Fernando Pessoa, após admitir ser bem possível que o esperanto seja aprendido num quinto do tempo que qualquer pessoa normal leva a aprender inglês, escreve: ”É melhor aprender catalão do que Esperanto, pois se conhecer o catalão poderá sentir-se em casa na Catalunha, mas se aprender Esperanto, em parte nenhuma se sentirá em casa porque o Esperanto não tem pátria. Ao aprender qualquer forma de Esperanto terá perdido, não uma oportunidade, mas todas as oportunidades que existem no mundo”. E acrescenta: “Se tivermos de ter uma língua universal, essa língua será o inglês e servirá tanto como língua cultural que como língua natural. Se tivermos de ter uma língua artificial universal, essa, teria ainda de ser inventada e deveria ser o mais completa possível, e não o mais fácil possível” (“A Língua Portuguesa”, Assírio & Alvim, edição Luísa Medeiros, 1997, pp. 117/8). Sendo uma língua artificial, nunca foi naturalmente aceite, nem internacional nem universalmente, por que uma língua não natural, apátrida, qual quimera idealizada.

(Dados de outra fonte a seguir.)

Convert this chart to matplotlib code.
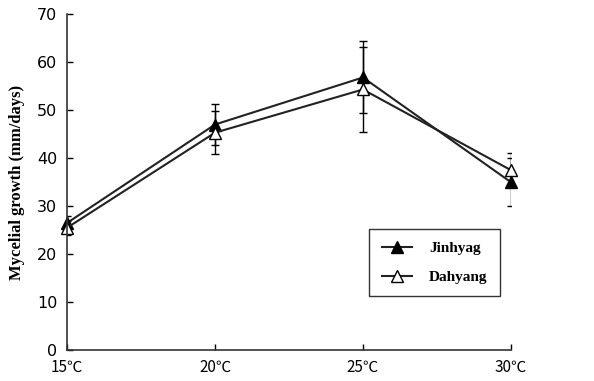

5. A língua veicula poder e é ferramenta de comunicação, dominar a língua é dominar o mercado, pelo que o atual sucesso do inglês, como língua dominante, nasce da conjunção da expansão e força do Império Britânico com a hegemonia do poder militar e tecnológico dos Estados Unidos, surgindo como uma língua híperglobal ou “hipercentral language” numa galáxia linguística global, em concorrência e conjugação de intentos com um conjunto restrito de outras línguas, as superglobais ou “supercentral languages”, onde se inclui o português, o espanhol e o francês, todas elas línguas globais e internacionais. Podendo as línguas ser vistas como um organismo que sobrevive através de um processo de expansão dos seus falantes combinado com o seu desenvolvimento económico, sustentando os falantes nativos e o aparecimento de falantes não nativos, se nenhum destes elementos se verificar a língua entra em declínio, razão pela qual a ideia que prevalece é a de que os que detêm o poder impõem a língua, sem prejuízo duma opção da unidade com diversidade, em antinomia com a diversidade sem unidade e unidade sem diversidade.